Amazon‘s decision to shelve a planned Stargate revival series has ignited something the streaming giant probably didn’t anticipate: a coordinated campaign by fans to mass-cancel their Prime subscriptions. The tech behemoth reportedly axed Martin Gero’s in-development project because executives feared it wouldn’t attract viewers beyond the existing fanbase. That reasoning has backfired spectacularly, with devoted Stargate fans now wielding their wallets like weapons in a very modern form of consumer rebellion.

Amazon’s “too niche” rationale sparks organized backlash across social platforms.

The cancellation became official when longtime franchise producer Joseph Mallozzi confirmed on X: “Sadly, it’s true. Amazon has elected not to move forward with the new Stargate series.” According to reporting from Variety, Amazon MGM Studios worried Gero’s vision—despite two years of development work—wouldn’t align with their broader programming strategy.

The irony is delicious: a company cancelling a show precisely because it has passionate, loyal fans who buy merchandise, collect DVDs, and maintain subscriptions specifically for beloved franchises.

Fans coordinate Prime cancellations while debating full subscription versus video-only protests.

A Reddit thread on r/Stargate titled “Mass unsubscribe Prime members due to Stargate” has become the unofficial headquarters for the campaign. Users are posting screenshots of their cancellation confirmations, debating whether dumping full Prime membership sends a stronger message than just axing Prime Video, and strategizing about hitting Amazon where it actually hurts.

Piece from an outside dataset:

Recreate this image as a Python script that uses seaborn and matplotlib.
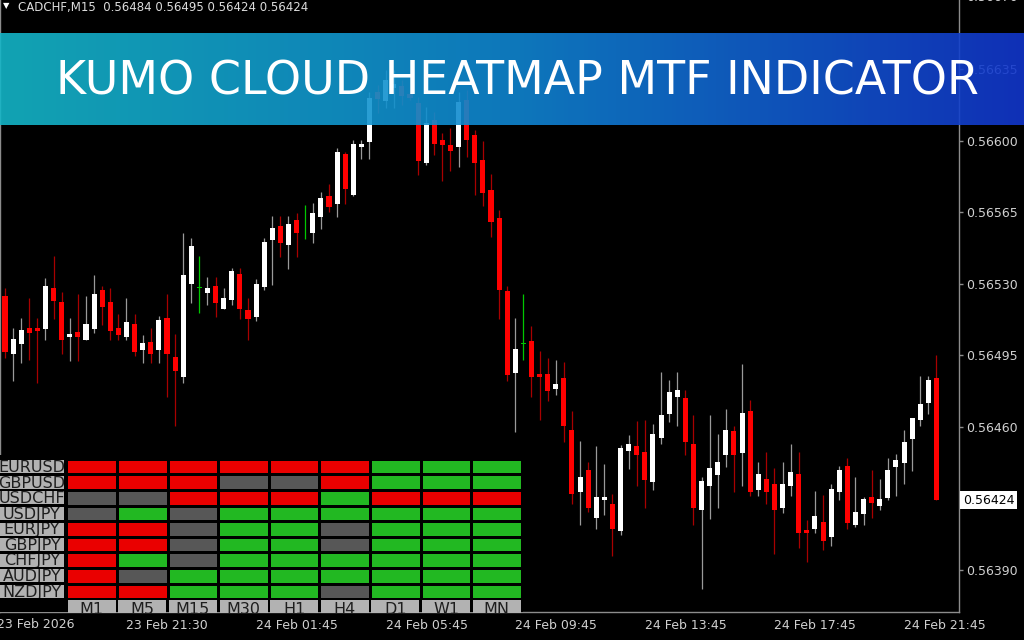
import numpy as np
import pandas as pd
import matplotlib
matplotlib.use('Agg')
import matplotlib.pyplot as plt
import seaborn as sns
from matplotlib.colors import ListedColormap, LinearSegmentedColormap
from matplotlib.patches import Rectangle
from matplotlib.transforms import Affine2D, blended_transform_factory

sns.set_theme(style='dark')
plt.rcParams['font.family'] = ['DejaVu Sans']

# --- datos del grafico (CADCHF M15) ---
header = 'CADCHF,M15  0.56484 0.56495 0.56424 0.56424'
title = 'KUMO CLOUD HEATMAP MTF INDICATOR'

opens = [0.565241, 0.564956, 0.565006, 0.565083, 0.565085, 0.565080, 0.565282, 0.565212, 0.565040, 0.565063,
         0.565026, 0.565080, 0.565272, 0.565214, 0.565083, 0.565040, 0.565102, 0.564975, 0.565018, 0.564975,
         0.565132, 0.564941, 0.564846, 0.565298, 0.565281, 0.565258, 0.565292, 0.565179, 0.565219, 0.565351,
         0.565174, 0.565139, 0.565287, 0.565513, 0.565586, 0.565491, 0.565615, 0.565545, 0.565550, 0.565630,
         0.565730, 0.565689, 0.565937, 0.565733, 0.565971, 0.565993, 0.566241, 0.566197, 0.566260, 0.566270,
         0.566230, 0.566184, 0.565893, 0.566102, 0.566007, 0.565978, 0.565971, 0.566200, 0.566027, 0.565909,
         0.565759, 0.565625, 0.565263, 0.564866, 0.565008, 0.565019, 0.564861, 0.564861, 0.564786, 0.564839,
         0.564586, 0.564281, 0.564389, 0.564152, 0.564242, 0.564225, 0.564092, 0.564483, 0.564506, 0.564479,
         0.564332, 0.564544, 0.564665, 0.564748, 0.564740, 0.564518, 0.564191, 0.564309, 0.564363, 0.564462,
         0.564578, 0.564474, 0.564676, 0.564289, 0.564343, 0.564323, 0.564201, 0.564310, 0.564368, 0.564096,
         0.564101, 0.564134, 0.564062, 0.564283, 0.564407, 0.564121, 0.564172, 0.564255, 0.564211, 0.564250,
         0.564403, 0.564423, 0.564542, 0.564632, 0.564717, 0.564840]
highs = [0.565280, 0.565085, 0.565134, 0.565232, 0.565134, 0.565331, 0.565436, 0.565261, 0.565134, 0.565253,
         0.565243, 0.565343, 0.565292, 0.565280, 0.565151, 0.565233, 0.565151, 0.565052, 0.565083, 0.565142,
         0.565253, 0.565054, 0.565547, 0.565527, 0.565436, 0.565333, 0.565333, 0.565282, 0.565377, 0.565377,
         0.565233, 0.565323, 0.565526, 0.565635, 0.565635, 0.565635, 0.565645, 0.565684, 0.565694, 0.565749,
         0.565789, 0.565967, 0.565947, 0.566006, 0.566006, 0.566238, 0.566274, 0.566347, 0.566347, 0.566298,
         0.566250, 0.566216, 0.566167, 0.566143, 0.566037, 0.566061, 0.566241, 0.566249, 0.566053, 0.565999,
         0.565838, 0.565664, 0.565292, 0.565134, 0.565253, 0.565094, 0.564970, 0.564939, 0.564930, 0.564918,
         0.564676, 0.564529, 0.564428, 0.564508, 0.564417, 0.564273, 0.564510, 0.564559, 0.564627, 0.564635,
         0.564616, 0.564870, 0.564831, 0.564870, 0.564779, 0.564657, 0.564354, 0.564657, 0.564567, 0.564686,
         0.564606, 0.564910, 0.564730, 0.564430, 0.564477, 0.564399, 0.564428, 0.564518, 0.564477, 0.564145,
         0.564284, 0.564265, 0.564322, 0.564407, 0.564448, 0.564353, 0.564255, 0.564387, 0.564343, 0.564448,
         0.564467, 0.564586, 0.564645, 0.564851, 0.564851, 0.564950]
lows = [0.564938, 0.564825, 0.564915, 0.564926, 0.564817, 0.565024, 0.565129, 0.564956, 0.564924, 0.564924,
        0.565024, 0.565060, 0.565099, 0.565027, 0.565027, 0.565027, 0.564946, 0.564915, 0.564915, 0.564915,
        0.564747, 0.564604, 0.564815, 0.565209, 0.565160, 0.565199, 0.565139, 0.565179, 0.565199, 0.565129,
        0.565026, 0.565119, 0.565268, 0.565297, 0.565431, 0.565372, 0.565431, 0.565521, 0.565501, 0.565570,
        0.565650, 0.565630, 0.565689, 0.565731, 0.565911, 0.565911, 0.566135, 0.566159, 0.566159, 0.566176,
        0.566200, 0.565833, 0.565882, 0.565931, 0.565805, 0.565854, 0.565873, 0.565922, 0.565735, 0.565681,
        0.565531, 0.565129, 0.564825, 0.564574, 0.564926, 0.564747, 0.564632, 0.564727, 0.564756, 0.564524,
        0.564222, 0.564121, 0.564183, 0.564101, 0.564170, 0.563967, 0.564072, 0.564394, 0.564310, 0.564203,
        0.564292, 0.564514, 0.564622, 0.564603, 0.564465, 0.564121, 0.563807, 0.564150, 0.564203, 0.564403,
        0.564281, 0.564309, 0.564261, 0.564260, 0.564221, 0.563977, 0.564181, 0.564261, 0.564007, 0.563938,
        0.564082, 0.563998, 0.564018, 0.564242, 0.564101, 0.564111, 0.564121, 0.564152, 0.564191, 0.564240,
        0.564260, 0.564319, 0.564384, 0.564604, 0.564663, 0.564240]
closes = [0.564967, 0.565029, 0.565073, 0.565060, 0.565070, 0.565292, 0.565218, 0.565027, 0.565054, 0.565040,
          0.565102, 0.565253, 0.565189, 0.565070, 0.565050, 0.565112, 0.564967, 0.565009, 0.564957, 0.565124,
          0.564957, 0.564876, 0.565343, 0.565486, 0.565281, 0.565282, 0.565209, 0.565233, 0.565362, 0.565179,
          0.565129, 0.565302, 0.565506, 0.565575, 0.565501, 0.565594, 0.565550, 0.565545, 0.565645, 0.565720,
          0.565679, 0.565947, 0.565764, 0.565986, 0.565986, 0.566211, 0.566203, 0.566298, 0.566280, 0.566220,
          0.566210, 0.565903, 0.566089, 0.565983, 0.565981, 0.565952, 0.566192, 0.566004, 0.565893, 0.565744,
          0.565601, 0.565268, 0.564856, 0.564980, 0.565008, 0.564846, 0.564845, 0.564776, 0.564812, 0.564604,
          0.564271, 0.564353, 0.564203, 0.564255, 0.564256, 0.564101, 0.564498, 0.564518, 0.564464, 0.564341,
          0.564567, 0.564657, 0.564769, 0.564781, 0.564524, 0.564203, 0.564333, 0.564399, 0.564428, 0.564586,
          0.564462, 0.564668, 0.564281, 0.564368, 0.564281, 0.564191, 0.564323, 0.564379, 0.564082, 0.564082,
          0.564165, 0.564043, 0.564294, 0.564389, 0.564131, 0.564185, 0.564245, 0.564230, 0.564245, 0.564389,
          0.564438, 0.564528, 0.564645, 0.564710, 0.564830, 0.564240]

price_ticks = [0.56390, 0.56460, 0.56495, 0.56530, 0.56565, 0.56600, 0.56635]
top_price = 0.56670
last_price = 0.56424

time_ticks = [15, 31, 47, 63, 79, 95, 111]
time_labels = ['23 Feb 21:30', '24 Feb 01:45', '24 Feb 05:45', '24 Feb 09:45',
               '24 Feb 13:45', '24 Feb 17:45', '24 Feb 21:45']
first_label = '23 Feb 2026'

pairs = ['EURUSD', 'GBPUSD', 'USDCHF', 'USDJPY', 'EURJPY', 'GBPJPY', 'CHFJPY', 'AUDJPY', 'NZDJPY']
timeframes = ['M1', 'M5', 'M15', 'M30', 'H1', 'H4', 'D1', 'W1', 'MN']
# -1 bajista (rojo), 0 neutro (gris), 1 alcista (verde)
trend = [[-1, -1, -1, -1, -1, -1, 1, 1, 1],
         [-1, -1, -1, 0, 0, -1, 1, 1, 1],
         [0, 0, -1, -1, -1, 1, -1, -1, -1],
         [0, 1, 0, 1, 1, 1, 1, 1, 1],
         [-1, -1, 0, 1, 1, 0, 1, 1, 1],
         [-1, -1, 0, 1, 1, 0, 1, 1, 1],
         [-1, 1, 0, 1, 1, 1, 1, 1, 1],
         [-1, 0, 1, 1, 1, 1, 1, 1, 1],
         [-1, -1, 1, 1, 1, 0, 1, 1, 1]]

# --- figura ---
W, H = 1024, 640
fig = plt.figure(figsize=(W / 100, H / 100), dpi=100, facecolor='black')
pix = Affine2D().scale(1 / W, -1 / H).translate(0, 1) + fig.transFigure


def px_box(x0, y0, x1, y1):
    return [x0 / W, 1 - y1 / H, (x1 - x0) / W, (y1 - y0) / H]


ax = fig.add_axes(px_box(0, 0, 959, 612))
ax.set_facecolor('black')

o = np.array(opens)
c = np.array(closes)
hi = np.array(highs)
lo = np.array(lows)
x = np.arange(len(o))
up = c > o
down = c < o
flat = c == o

body_col = np.where(up, '#FFFFFF', np.where(down, '#FF0000', '#00C800'))
wick_col = np.where(up, '#9A9A9A', np.where(down, '#A80000', '#00C800'))
heights = np.where(flat, 0.0000035, np.maximum(np.abs(c - o), 0.000008))
bottoms = np.where(flat, o - 0.0000017, np.minimum(o, c))

ax.vlines(x, lo, hi, colors=wick_col, linewidth=0.9, zorder=2)
ax.bar(x, heights, bottom=bottoms, width=0.62, color=body_col, linewidth=0, zorder=3)

ax.set_xlim(-0.617, 117.78)
ax.set_ylim(0.563694, 0.566690)

ax.yaxis.tick_right()
ax.set_yticks(price_ticks)
ax.set_yticklabels([f'{p:.5f}' for p in price_ticks])
ax.set_xticks(time_ticks)
ax.set_xticklabels(time_labels, ha='left')
ax.tick_params(axis='y', colors='#8C8C8C', labelcolor='#D0D0D0', length=3, width=1, pad=2, labelsize=9)
ax.tick_params(axis='x', colors='#8C8C8C', labelcolor='#D0D0D0', length=3, width=1, pad=2, labelsize=9)
ax.grid(False)
for side in ['right', 'bottom', 'left']:
    ax.spines[side].set_color('#8C8C8C')
    ax.spines[side].set_linewidth(1)
ax.spines['top'].set_visible(False)

yt = blended_transform_factory(ax.transAxes, ax.transData)
ax.text(1.007, top_price, f'{top_price:.5f}', transform=yt, va='center', ha='left',
        color='#D0D0D0', fontsize=9, clip_on=False)
ax.text(1.004, last_price, f'{last_price:.5f}', transform=yt, va='center', ha='left',
        color='black', fontsize=9, clip_on=False,
        bbox=dict(boxstyle='square,pad=0.2', fc='white', ec='none'))
fig.text(-3 / W, 1 - 625 / H, first_label, color='#D0D0D0', fontsize=9, va='center', ha='left')

# cabecera
fig.text(3 / W, 1 - 6 / H, '\u25BC', color='white', fontsize=6, va='center')
fig.text(18 / W, 1 - 7 / H, header, color='#DCDCDC', fontsize=8.5, va='center')

# --- panel heatmap ---
ax.add_patch(Rectangle((0, 455), 523, 157, transform=pix, fc='black', ec='none', zorder=10, clip_on=False))

ax_h = fig.add_axes(px_box(66.3, 458.8, 522, 599.2), zorder=5)
grid = pd.DataFrame(trend, index=pairs, columns=timeframes)
sns.heatmap(grid, ax=ax_h, cmap=ListedColormap(['#EA0000', '#575757', '#22B822']),
            vmin=-1.5, vmax=1.5, cbar=False, linewidths=2, linecolor='black',
            xticklabels=False, yticklabels=False)
ax_h.set_xlabel('')
ax_h.set_ylabel('')

row_h = (599.2 - 458.8) / len(pairs)
for r, name in enumerate(pairs):
    y0 = 458.8 + r * row_h + 1.3
    box = Rectangle((0, y0), 64, row_h - 2.6, transform=pix, fc='#B2B2B2', ec='none', zorder=6)
    fig.add_artist(box)
    t = fig.text(32, y0 + (row_h - 2.6) / 2 + 0.8, name, transform=pix, ha='center', va='center',
                 color='#1E1E1E', fontsize=11.5, zorder=7)
    t.set_clip_path(box)

col_w = (522 - 66.3) / len(timeframes)
for k, tf in enumerate(timeframes):
    x0 = 66.3 + k * col_w + 1.3
    box = Rectangle((x0, 600.4), col_w - 2.6, 12.5, transform=pix, fc='#B2B2B2', ec='none', zorder=6)
    fig.add_artist(box)
    t = fig.text(x0 + (col_w - 2.6) / 2, 609, tf, transform=pix, ha='center', va='center',
                 color='#1E1E1E', fontsize=11.5, zorder=7)
    t.set_clip_path(box)

# --- banner ---
ax_b = fig.add_axes(px_box(0, 33, 1024, 125), zorder=10)
grad = np.linspace(0, 1, 512).reshape(1, -1)
cmap_b = LinearSegmentedColormap.from_list('banner', ['#14B6C8', '#0F86D1', '#1236CC'])
ax_b.imshow(grad, aspect='auto', cmap=cmap_b, extent=(0, 1, 0, 1), alpha=0.9)
ax_b.set_axis_off()
ax_b.text(0.505, 0.47, title, ha='center', va='center', color='white',
          fontsize=33, fontweight='normal', family=['DejaVu Sans'])

plt.savefig('out.png', dpi=100, facecolor='black')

The movement has spread to X, where individual users announce their cancellations with the fervor of people burning their Netflix DVDs back when that was still a thing.

Subscription fatigue meets fandom activism in era of rotating platform allegiances.

What makes this campaign particularly fascinating is how it transforms routine subscription management into political theater. You’re watching fans treat Prime cancellations like pulling campaign yard signs—a visible declaration of values that doubles as economic pressure.

While Amazon’s 200-million-plus Prime subscriber base means even thousands of cancellations won’t dent quarterly earnings, the optics matter. Other streaming platforms courting sci-fi audiences are undoubtedly taking notes about the risks of dismissing dedicated fandoms.

The Stargate uprising represents something larger than one cancelled series. It’s fans learning they can turn subscription fatigue into organized resistance, making every monthly billing cycle a referendum on corporate content decisions.